Maxi Miette Skirt by Tilly and the Buttons
Miette pattern description:– ‘A gently flared wraparound skirt that ties at the front in a bow. The skirt has a wide overlap at the back and optional patch pockets. The perfect first dressmaking project for new stitchers – simple to sew, Miette has no fiddly zips or buttonholes and is easy to fit.’
The skirt in the above photo was made by lengthening the Miette at the hem and omitting the waist ties using (check my ‘How to Make a Maxi Miette’ tutorial for how to do this).
- Simple to make the pattern.
- Super quick to sew.
- Wraparound style is easy to fit.
- Has customisation/design possibilities although with fewer pattern pieces, the opportunities to play with the design aren’t as extensive as with the other two skirts.
- Has optional patch pockets.
- Available as a digital download pattern to print at home from Tilly and the Buttons.
- Relatively cheap pattern (7.50 British pounds).
- Good value for money because you have two length options – midi and maxi.
- Beginner friendly pattern with online sewing instructions with photos of each sewing step.

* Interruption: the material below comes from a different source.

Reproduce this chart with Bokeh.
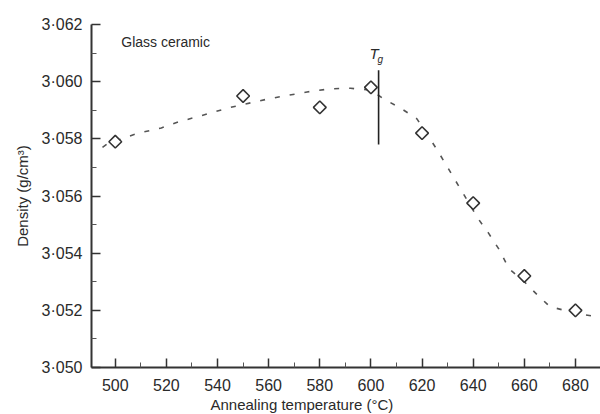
import math
from bokeh.plotting import figure
from bokeh.models import Range1d, FixedTicker, CustomJSTickFormatter, Label, Title
from bokeh.embed import file_html
from bokeh.resources import INLINE

# Measured points
temps = [500, 550, 580, 600, 620, 640, 660, 680]
density = [3.0579, 3.0595, 3.0591, 3.0598, 3.0582, 3.05575, 3.0532, 3.0520]

# Dashed guide curve
curve_t = [495, 497, 509, 518, 525, 532, 545, 560, 575, 584, 592, 600, 605, 612,
           618, 626, 630, 634, 642, 646, 650, 654, 660, 665, 670, 680, 690]
curve_d = [3.0577, 3.05783, 3.0582, 3.05838, 3.0586, 3.05877, 3.0591, 3.0594,
           3.05964, 3.05975, 3.05977, 3.0597, 3.0594, 3.05905, 3.0587, 3.0576,
           3.0570, 3.0564, 3.0552, 3.0547, 3.05415, 3.05346, 3.0530, 3.05255,
           3.05213, 3.0519, 3.05175]

# Tg marker
tg_t = [603, 603]
tg_d = [3.0578, 3.0604]

x_ticks = [500, 520, 540, 560, 580, 600, 620, 640, 660, 680]
y_ticks = [3.050, 3.052, 3.054, 3.056, 3.058, 3.060, 3.062]

FONT = "Liberation Sans"
TXT = "#2a2a2a"

p = figure(width=600, height=414, output_backend="svg", toolbar_location=None,
           x_range=Range1d(490.7, 689.8), y_range=Range1d(3.050, 3.062),
           min_border_left=91, min_border_right=0, min_border_top=24,
           min_border_bottom=47)
p.outline_line_color = None
p.grid.visible = False
p.background_fill_color = "white"

for ax in (p.xaxis[0], p.yaxis[0]):
    ax.axis_line_width = 2
    ax.axis_line_color = "#333333"
    ax.major_tick_line_color = "#333333"
    ax.minor_tick_line_color = "#555555"
    ax.major_tick_line_width = 1.5
    ax.major_tick_in = 9
    ax.major_tick_out = 0
    ax.minor_tick_in = 5
    ax.minor_tick_out = 0
    ax.major_label_text_font = FONT
    ax.major_label_text_font_size = "16px"
    ax.major_label_text_color = TXT
    ax.axis_label_text_font = FONT
    ax.axis_label_text_font_size = "15px"
    ax.axis_label_text_font_style = "normal"
    ax.axis_label_text_color = TXT

p.xaxis.ticker = FixedTicker(ticks=x_ticks, minor_ticks=[t + 10 for t in x_ticks] + [490])
p.yaxis.ticker = FixedTicker(ticks=y_ticks, minor_ticks=[v + 0.001 for v in y_ticks])
p.yaxis.formatter = CustomJSTickFormatter(code="return tick.toFixed(3).replace('.', '\u00b7');")
p.xaxis.major_label_standoff = 11
p.yaxis.major_label_standoff = 9
p.yaxis.axis_label = "Density (g/cm\u00b3)"
p.yaxis.axis_label_standoff = 8

xt = Title(text="Annealing temperature (\u00b0C)", align="left", offset=119,
           text_font=FONT, text_font_size="15px", text_font_style="normal",
           text_color=TXT, standoff=0)
p.add_layout(xt, "below")

p.line(curve_t, curve_d, line_color="#555555", line_width=1.6, line_dash="5 10")
p.line(tg_t, tg_d, line_color="#222222", line_width=1.6)
p.scatter(temps, density, marker="square", size=9, angle=math.pi / 4,
          fill_color="white", line_color="#333333", line_width=1.6)

p.add_layout(Label(x=500, y=3.0614, text="Glass ceramic", text_font=FONT,
                   text_font_size="14px", text_color=TXT, x_offset=6,
                   text_baseline="middle"))
p.add_layout(Label(x=603, y=3.0607, text="T", text_font=FONT, text_font_size="15px",
                   text_font_style="italic", text_color=TXT, x_offset=-9))
p.add_layout(Label(x=603, y=3.0607, text="g", text_font=FONT, text_font_size="10px",
                   text_font_style="italic", text_color=TXT, x_offset=-1, y_offset=-3))

open("out.html", "w").write(file_html(p, INLINE))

- Fabric eater – although I made mine out of about 2m of 140cm wide fabric – the least fabric consumption of the three patterns.
- Need to draft your own maxi pattern before you make this.
- Need to tape pattern together after you download the digital pattern and print it out.
I’m happy with all three of my skirts and recommend all three patterns. I can’t pick a favourite because I think all of the patterns have their merits.
If I’m pushed for time, I’ll probably make another Miette because this is the simplest and quickest to sew up.
If I’m in the mood for experimentation, I’ll have a play around with the Gabriola pattern, I think this offers exciting customisation possibilities.
And when I need to tighten the purse strings, I’ll grit my teeth and go for the Folk skirt by Burdastyle – it was the cheapest of the three patterns and is a sound economical option (even if making it does age you a bit!).
Have you tried any of these patterns? Let me know, I’d love to see your skirts.